**What is being asked**
Without the pictures, extract every line from the start of the material to the line containing "1.55, 0.1, 0, 0];", both ends included.

**Stored data**
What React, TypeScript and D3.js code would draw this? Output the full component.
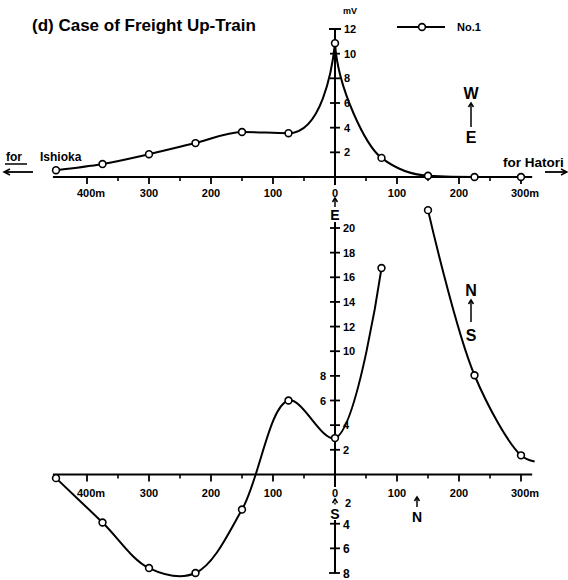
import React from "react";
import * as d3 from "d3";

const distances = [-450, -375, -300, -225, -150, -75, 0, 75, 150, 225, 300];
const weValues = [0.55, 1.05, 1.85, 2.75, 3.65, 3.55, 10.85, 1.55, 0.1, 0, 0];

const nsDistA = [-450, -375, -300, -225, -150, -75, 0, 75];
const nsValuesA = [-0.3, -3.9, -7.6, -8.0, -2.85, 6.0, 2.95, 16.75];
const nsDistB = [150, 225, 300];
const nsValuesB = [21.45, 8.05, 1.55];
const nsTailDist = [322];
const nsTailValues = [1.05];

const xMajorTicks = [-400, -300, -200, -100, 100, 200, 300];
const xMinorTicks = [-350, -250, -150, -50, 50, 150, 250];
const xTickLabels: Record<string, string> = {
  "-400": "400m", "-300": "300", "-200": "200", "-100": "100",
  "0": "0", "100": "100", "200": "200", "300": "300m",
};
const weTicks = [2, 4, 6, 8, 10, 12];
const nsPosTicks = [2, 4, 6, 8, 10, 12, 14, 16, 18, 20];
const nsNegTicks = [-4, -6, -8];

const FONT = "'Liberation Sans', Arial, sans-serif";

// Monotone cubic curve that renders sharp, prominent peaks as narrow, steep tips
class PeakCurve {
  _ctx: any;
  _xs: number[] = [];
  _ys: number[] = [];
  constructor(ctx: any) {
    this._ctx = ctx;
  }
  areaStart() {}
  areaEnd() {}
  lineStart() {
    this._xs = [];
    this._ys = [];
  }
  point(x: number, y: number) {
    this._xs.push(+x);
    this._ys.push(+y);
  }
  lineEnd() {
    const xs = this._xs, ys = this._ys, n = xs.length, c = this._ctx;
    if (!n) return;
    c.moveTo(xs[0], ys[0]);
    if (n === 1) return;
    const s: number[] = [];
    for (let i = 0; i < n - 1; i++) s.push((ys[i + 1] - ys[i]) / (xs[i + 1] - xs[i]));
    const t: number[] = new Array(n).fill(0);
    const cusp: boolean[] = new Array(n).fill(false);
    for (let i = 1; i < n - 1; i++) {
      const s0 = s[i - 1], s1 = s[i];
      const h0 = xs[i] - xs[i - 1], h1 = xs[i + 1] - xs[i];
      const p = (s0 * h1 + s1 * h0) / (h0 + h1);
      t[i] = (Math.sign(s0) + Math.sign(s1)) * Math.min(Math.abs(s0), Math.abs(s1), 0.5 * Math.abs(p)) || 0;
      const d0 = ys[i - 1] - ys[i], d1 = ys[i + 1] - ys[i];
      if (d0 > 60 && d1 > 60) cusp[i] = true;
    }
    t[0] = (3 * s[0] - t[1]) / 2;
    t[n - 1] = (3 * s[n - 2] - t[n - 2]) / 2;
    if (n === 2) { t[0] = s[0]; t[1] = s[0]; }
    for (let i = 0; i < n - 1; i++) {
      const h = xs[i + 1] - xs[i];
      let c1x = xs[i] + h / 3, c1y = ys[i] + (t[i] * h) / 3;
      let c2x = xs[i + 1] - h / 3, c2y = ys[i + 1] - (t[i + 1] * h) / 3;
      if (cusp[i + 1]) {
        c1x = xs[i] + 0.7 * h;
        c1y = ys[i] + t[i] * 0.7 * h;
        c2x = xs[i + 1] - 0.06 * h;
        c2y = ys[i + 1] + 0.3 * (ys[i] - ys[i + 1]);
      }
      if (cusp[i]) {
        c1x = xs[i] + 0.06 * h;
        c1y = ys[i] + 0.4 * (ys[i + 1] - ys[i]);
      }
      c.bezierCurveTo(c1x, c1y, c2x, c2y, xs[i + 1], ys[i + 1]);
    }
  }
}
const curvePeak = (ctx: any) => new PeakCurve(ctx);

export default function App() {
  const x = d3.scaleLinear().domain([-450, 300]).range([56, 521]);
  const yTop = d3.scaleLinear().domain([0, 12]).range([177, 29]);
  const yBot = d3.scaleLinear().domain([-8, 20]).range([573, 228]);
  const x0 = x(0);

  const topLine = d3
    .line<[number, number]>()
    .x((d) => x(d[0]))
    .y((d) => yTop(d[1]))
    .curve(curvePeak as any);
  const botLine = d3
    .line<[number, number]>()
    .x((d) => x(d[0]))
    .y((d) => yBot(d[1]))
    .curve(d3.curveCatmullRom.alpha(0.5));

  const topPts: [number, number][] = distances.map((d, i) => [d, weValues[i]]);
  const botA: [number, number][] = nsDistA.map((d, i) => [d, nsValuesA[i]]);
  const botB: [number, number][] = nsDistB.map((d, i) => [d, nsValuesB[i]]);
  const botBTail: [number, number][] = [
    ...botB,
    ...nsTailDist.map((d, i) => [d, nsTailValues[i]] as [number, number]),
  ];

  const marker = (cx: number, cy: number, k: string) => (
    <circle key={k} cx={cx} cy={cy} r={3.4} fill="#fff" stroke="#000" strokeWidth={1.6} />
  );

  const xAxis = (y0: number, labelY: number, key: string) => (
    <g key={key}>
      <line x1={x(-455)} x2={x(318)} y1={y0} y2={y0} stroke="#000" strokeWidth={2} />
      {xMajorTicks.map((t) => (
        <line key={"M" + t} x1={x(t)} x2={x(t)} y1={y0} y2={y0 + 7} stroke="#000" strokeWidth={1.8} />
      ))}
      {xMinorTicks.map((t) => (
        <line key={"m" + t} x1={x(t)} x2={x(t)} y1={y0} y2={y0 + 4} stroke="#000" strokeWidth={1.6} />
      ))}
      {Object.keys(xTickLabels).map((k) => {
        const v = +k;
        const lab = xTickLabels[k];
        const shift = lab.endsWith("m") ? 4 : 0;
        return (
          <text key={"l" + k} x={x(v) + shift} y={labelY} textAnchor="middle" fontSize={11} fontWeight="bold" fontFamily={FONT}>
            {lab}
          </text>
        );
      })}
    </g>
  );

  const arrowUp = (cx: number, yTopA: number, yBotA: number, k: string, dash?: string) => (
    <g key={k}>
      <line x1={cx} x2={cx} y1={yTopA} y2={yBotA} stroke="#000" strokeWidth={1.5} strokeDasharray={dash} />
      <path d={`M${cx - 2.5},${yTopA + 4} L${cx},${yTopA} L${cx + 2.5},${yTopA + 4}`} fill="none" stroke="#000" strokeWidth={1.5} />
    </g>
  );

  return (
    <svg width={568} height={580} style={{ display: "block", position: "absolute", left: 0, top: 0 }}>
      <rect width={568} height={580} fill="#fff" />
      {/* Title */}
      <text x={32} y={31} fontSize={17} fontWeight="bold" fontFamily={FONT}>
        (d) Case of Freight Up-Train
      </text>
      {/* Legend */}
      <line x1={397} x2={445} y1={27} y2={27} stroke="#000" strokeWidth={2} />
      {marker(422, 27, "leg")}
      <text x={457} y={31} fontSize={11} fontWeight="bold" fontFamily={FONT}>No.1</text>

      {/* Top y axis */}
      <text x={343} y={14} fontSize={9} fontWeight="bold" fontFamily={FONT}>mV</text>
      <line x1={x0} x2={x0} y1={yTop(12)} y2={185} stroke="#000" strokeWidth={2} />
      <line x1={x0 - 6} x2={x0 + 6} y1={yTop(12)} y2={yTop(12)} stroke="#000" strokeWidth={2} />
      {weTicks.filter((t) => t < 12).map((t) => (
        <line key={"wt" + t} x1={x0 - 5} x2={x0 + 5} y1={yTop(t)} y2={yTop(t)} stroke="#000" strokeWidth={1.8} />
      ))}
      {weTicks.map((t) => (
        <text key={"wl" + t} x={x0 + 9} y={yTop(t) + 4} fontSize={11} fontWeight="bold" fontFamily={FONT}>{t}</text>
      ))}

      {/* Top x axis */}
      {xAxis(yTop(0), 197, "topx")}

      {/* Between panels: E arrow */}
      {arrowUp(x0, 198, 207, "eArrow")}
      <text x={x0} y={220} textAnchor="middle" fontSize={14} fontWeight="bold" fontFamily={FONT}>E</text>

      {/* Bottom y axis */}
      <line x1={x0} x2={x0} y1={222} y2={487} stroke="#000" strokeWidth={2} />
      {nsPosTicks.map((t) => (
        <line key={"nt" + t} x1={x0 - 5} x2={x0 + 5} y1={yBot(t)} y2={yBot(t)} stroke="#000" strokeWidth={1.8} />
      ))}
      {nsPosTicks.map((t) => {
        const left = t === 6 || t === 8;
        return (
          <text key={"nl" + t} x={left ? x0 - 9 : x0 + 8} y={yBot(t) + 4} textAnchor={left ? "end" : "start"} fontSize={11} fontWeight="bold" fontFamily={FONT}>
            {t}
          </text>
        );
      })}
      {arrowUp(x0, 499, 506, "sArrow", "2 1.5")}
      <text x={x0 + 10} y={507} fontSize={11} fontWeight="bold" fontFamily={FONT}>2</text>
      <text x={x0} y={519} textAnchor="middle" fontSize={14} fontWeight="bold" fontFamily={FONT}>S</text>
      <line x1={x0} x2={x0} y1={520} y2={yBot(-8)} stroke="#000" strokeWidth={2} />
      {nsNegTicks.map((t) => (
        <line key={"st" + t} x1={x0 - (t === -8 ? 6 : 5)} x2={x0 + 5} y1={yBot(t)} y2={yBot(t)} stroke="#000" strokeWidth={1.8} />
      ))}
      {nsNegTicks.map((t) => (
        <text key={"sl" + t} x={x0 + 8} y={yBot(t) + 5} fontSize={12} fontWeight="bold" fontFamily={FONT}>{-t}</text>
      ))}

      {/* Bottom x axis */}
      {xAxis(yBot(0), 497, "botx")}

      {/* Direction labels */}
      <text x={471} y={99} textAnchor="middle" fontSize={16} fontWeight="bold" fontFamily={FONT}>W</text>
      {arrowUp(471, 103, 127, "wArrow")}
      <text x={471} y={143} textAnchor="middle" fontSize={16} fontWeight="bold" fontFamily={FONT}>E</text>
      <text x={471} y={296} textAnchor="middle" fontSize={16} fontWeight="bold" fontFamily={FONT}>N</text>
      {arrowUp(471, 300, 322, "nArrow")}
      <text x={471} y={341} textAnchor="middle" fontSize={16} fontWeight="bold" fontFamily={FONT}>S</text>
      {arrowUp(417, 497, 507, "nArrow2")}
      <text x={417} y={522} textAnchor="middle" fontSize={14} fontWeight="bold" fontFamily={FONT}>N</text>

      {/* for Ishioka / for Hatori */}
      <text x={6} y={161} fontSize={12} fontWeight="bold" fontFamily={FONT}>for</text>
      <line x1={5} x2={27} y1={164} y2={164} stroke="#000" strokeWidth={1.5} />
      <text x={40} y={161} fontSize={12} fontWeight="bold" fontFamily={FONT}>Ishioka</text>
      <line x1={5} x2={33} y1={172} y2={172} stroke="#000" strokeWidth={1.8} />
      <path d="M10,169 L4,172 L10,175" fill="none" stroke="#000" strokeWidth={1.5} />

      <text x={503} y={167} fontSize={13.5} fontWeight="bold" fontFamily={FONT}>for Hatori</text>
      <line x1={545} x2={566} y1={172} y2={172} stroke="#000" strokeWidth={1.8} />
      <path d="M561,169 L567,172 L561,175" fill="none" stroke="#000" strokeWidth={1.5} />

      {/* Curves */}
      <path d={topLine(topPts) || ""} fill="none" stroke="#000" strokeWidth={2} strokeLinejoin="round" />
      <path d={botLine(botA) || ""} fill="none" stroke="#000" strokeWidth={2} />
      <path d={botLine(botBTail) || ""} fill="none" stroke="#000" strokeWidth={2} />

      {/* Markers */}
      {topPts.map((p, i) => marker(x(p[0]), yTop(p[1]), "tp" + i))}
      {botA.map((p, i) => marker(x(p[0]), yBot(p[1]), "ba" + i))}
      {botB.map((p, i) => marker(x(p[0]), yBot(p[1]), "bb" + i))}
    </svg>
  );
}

**Problem solution**
What React, TypeScript and D3.js code would draw this? Output the full component.
import React from "react";
import * as d3 from "d3";

const distances = [-450, -375, -300, -225, -150, -75, 0, 75, 150, 225, 300];
const weValues = [0.55, 1.05, 1.85, 2.75, 3.65, 3.55, 10.85, 1.55, 0.1, 0, 0];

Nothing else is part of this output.